Karena itulah, warna pelangi menjadi merah, kuning, biru langit, dan warna-warna murni lainnya. Al-Qarafi mengatakan, terdapat dua macam warna pelangi, yaitu warna asap dan warna matahari, serta warna pelangi yang tersusun dari kedua unsur itu. Penjelasannya tentang warna pelangi didasarkan pada prinsip keempat pada awal bukunya.

Al-Qarafi juga menyimpulkan bahwa warna cermin tak memantulkan kembali warna-warna asli sepenuhnya dari objek yang dipantulkannya. Ini merupakan hasil eksperimen maupun penelitian yang telah dilakukannya sekian lama. Warna citra yang dipantulkan cermin tersebut merupakan warna yang muncul antara warna objek dan cermin itu sendiri.

Penjelasan lain yang benar-benar berasal dari pemikiran Al-Qarafi, yaitu mengenai pertanyaan mengapa pelangi hanya muncul pada waktu-waktu tertentu. Pelangi, tak muncul setiap hari. Menurut dia, pelangi tak muncul setiap waktu karena tidak adanya bukit maupun awan mendung di balik partikel-partikel kabut.

Penyebab lainnya adalah kepekatan awan dari mana pelangi terbentuk. Partikel-partikel dalam keadaan yang amat pekat menjadi tidak tembus cahaya, tidak seperti cermin. Aristoteles, sebenarnya juga pernah menjelaskan tentang hal yang sama. Namun, penjelasan itu tak spesifik dan lengkap seperti penjelasan yang diajukan Al-Qarafi.
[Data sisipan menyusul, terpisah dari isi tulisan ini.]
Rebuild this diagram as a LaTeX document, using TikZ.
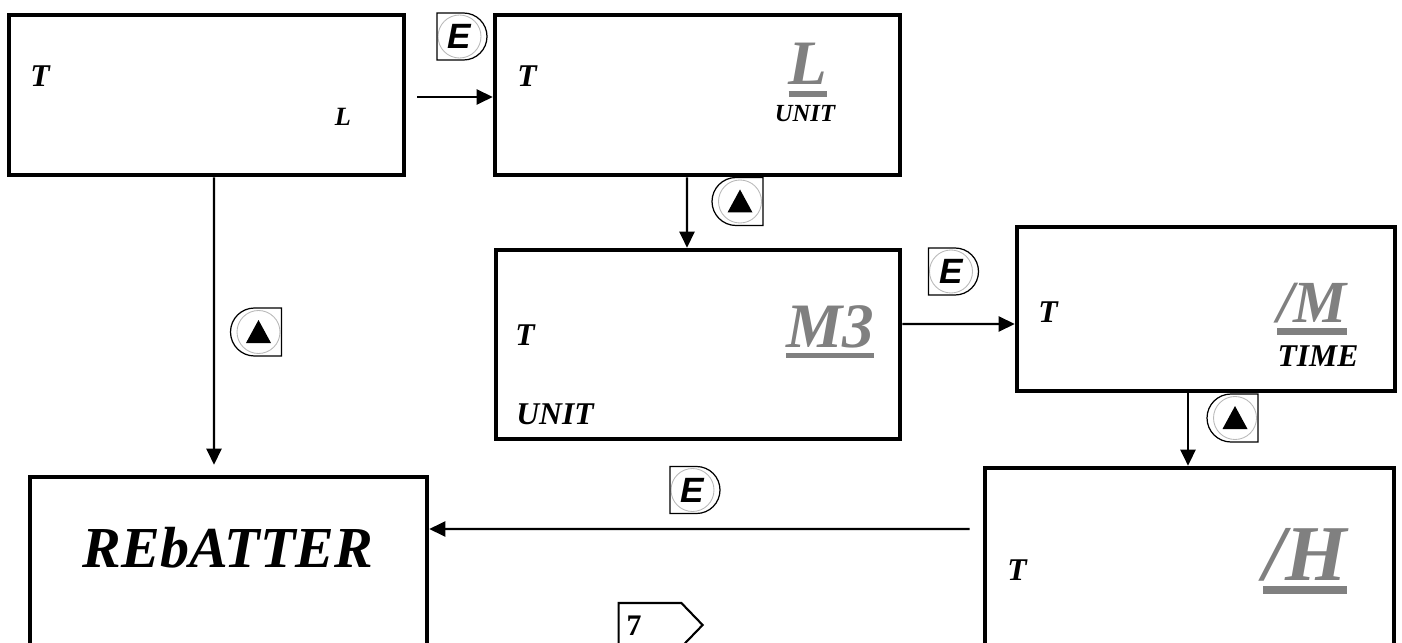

Dengan demikian, sejumlah kalangan menilai bahwa penjelasan Al-Qarafi tentang pelangi dianggap paling memuaskan dibandingkan penjelasan para ilmuwan lain. Sejumlah ilmuwan lain yang pernah menjelaskan tentang pelangi, di antaranya Seneca, Theodororius of Frieberg, Roger Bacon, dan Ibnu Rusyd.
Selain itu, teori Al-Qarafi tentang pelangi menjadi pijakan bagi penyelidikan tentang pelangi pada masa-masa berikutnya.

Al-Qarafi, dikenal sebagai ilmuwan yang memiliki kemampuan di bidang astronomi dan fisika. Ia dilahirkan di distrik Bahnasa, Mesir, sekitar 1228 M. Sejarawan Islam bernaman Haji Khalifah, mengungkapkan, nama Al-Qarafi berhubungan dengan nama sebuah pemakaman umum di Kota Kairo, yang pernah menjadi tempat mukimnya.

Menurut Haji Khalifah, dengan fakta yang ia miliki bisa dipastikan bahwa Al-Qarafi memang berasal dari Mesir. Di sisi lain, tak banyak hal yang bisa diketahui dari kehidupan Al-Qarafi ini. Tempat meninggal Al-Qarafi, misalnya, tak diketahui secara pasti. Namun, diperkirakan ia meninggal di Mesir pada 684 H atau 1285 M.